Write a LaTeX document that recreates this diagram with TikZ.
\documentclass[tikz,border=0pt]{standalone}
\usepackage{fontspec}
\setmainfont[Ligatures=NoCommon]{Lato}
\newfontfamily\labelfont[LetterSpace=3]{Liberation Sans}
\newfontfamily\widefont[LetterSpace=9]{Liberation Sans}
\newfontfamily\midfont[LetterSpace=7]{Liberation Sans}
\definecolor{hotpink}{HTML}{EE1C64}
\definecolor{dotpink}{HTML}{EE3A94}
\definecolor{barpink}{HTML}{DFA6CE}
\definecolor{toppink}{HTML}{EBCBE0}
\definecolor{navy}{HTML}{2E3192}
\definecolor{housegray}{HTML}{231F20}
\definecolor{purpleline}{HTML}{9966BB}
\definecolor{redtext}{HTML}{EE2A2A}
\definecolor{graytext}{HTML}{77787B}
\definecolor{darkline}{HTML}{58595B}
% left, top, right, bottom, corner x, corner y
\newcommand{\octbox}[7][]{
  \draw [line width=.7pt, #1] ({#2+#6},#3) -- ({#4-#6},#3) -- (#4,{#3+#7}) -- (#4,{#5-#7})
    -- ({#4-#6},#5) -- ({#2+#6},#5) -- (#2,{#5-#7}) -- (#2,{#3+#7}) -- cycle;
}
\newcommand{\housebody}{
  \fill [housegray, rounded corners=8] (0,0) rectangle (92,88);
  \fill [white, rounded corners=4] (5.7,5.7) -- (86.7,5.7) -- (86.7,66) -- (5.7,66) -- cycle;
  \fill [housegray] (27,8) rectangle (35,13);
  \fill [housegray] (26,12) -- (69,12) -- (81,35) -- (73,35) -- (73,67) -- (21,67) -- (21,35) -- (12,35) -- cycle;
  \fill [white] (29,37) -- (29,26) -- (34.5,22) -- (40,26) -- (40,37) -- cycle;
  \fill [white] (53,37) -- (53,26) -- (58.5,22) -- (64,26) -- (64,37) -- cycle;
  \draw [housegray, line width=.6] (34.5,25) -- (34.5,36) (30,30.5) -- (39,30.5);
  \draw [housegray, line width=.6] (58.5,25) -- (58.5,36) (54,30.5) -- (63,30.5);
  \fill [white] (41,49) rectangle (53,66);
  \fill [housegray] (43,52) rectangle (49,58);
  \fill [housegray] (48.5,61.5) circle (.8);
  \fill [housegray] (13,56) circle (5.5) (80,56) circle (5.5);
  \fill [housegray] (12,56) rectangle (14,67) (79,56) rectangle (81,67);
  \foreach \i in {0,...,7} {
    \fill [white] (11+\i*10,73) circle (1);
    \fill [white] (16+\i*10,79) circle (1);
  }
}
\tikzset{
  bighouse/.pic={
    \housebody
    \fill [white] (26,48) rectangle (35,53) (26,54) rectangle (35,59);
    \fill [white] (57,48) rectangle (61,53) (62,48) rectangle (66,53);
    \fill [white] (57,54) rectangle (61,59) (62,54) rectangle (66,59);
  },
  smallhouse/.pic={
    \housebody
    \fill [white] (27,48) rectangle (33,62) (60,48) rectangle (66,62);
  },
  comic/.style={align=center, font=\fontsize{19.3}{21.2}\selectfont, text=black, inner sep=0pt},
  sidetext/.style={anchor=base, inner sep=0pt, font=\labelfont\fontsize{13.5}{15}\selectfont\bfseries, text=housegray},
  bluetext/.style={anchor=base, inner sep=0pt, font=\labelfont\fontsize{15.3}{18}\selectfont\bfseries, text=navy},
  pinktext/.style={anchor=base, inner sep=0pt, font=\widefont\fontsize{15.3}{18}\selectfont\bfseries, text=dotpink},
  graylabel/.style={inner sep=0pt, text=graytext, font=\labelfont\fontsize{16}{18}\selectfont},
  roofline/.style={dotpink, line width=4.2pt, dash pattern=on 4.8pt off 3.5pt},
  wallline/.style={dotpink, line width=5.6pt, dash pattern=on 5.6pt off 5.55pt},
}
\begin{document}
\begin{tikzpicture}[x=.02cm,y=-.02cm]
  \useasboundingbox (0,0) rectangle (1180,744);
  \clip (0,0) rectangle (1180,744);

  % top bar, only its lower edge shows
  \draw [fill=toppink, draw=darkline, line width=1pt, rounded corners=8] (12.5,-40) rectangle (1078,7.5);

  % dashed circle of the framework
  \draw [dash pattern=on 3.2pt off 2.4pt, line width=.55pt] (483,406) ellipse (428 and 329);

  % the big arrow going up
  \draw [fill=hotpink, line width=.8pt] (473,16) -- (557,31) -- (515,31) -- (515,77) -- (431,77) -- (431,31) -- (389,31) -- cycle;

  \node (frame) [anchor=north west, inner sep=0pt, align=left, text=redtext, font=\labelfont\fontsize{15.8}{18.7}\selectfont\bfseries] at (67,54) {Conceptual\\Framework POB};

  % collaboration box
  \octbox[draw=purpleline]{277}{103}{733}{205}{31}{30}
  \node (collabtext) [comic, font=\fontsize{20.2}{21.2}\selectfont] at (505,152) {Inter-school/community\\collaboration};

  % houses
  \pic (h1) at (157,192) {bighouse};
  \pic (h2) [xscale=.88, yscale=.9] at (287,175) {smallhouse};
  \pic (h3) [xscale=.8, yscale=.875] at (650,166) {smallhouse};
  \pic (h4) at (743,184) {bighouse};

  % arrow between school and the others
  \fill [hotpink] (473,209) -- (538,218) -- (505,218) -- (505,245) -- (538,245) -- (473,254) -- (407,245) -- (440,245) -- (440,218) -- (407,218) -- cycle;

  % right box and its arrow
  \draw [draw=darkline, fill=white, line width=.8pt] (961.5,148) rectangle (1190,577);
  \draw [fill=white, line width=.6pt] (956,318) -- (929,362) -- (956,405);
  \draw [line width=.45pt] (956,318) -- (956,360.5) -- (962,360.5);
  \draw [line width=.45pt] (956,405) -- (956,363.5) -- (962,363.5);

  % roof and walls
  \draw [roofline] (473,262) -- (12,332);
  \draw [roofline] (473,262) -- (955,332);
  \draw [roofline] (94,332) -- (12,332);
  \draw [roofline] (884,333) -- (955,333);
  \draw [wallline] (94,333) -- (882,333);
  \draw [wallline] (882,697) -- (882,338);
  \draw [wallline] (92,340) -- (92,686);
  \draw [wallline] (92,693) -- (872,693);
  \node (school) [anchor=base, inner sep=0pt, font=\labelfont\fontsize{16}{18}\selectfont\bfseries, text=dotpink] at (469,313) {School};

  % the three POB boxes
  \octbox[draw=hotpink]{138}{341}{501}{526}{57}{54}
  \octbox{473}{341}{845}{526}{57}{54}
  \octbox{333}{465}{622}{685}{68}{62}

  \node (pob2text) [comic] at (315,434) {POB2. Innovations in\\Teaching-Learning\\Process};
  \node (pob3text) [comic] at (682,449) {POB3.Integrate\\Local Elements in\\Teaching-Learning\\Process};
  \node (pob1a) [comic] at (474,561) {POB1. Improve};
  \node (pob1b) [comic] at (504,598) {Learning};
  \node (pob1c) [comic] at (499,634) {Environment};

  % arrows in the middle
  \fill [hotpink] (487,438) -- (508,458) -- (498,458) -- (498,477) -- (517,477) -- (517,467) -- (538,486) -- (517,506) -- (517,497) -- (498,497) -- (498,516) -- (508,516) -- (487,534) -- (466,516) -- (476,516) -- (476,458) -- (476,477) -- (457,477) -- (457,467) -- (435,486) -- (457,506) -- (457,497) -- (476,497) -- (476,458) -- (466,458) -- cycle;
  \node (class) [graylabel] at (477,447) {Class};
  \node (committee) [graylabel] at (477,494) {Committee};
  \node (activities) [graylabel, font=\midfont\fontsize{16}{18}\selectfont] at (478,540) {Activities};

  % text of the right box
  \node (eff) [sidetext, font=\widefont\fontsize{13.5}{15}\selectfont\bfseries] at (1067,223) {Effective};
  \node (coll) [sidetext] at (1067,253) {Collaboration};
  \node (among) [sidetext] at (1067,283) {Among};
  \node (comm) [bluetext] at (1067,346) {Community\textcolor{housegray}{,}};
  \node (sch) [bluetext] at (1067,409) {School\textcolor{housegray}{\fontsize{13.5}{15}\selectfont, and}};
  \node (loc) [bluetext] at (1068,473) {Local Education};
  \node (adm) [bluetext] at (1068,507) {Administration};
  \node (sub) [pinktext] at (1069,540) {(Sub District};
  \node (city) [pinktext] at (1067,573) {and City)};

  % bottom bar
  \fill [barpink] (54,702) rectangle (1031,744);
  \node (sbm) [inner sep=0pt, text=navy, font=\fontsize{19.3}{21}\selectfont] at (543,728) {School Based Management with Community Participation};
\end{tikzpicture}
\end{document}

------------------------------------------------------------------------

## WRITTEN TASK
Pull out every line above that holds the word "with".

## ANSWER TO THE TASK
Write a LaTeX document that recreates this diagram with TikZ.
  \node (sbm) [inner sep=0pt, text=navy, font=\fontsize{19.3}{21}\selectfont] at (543,728) {School Based Management with Community Participation};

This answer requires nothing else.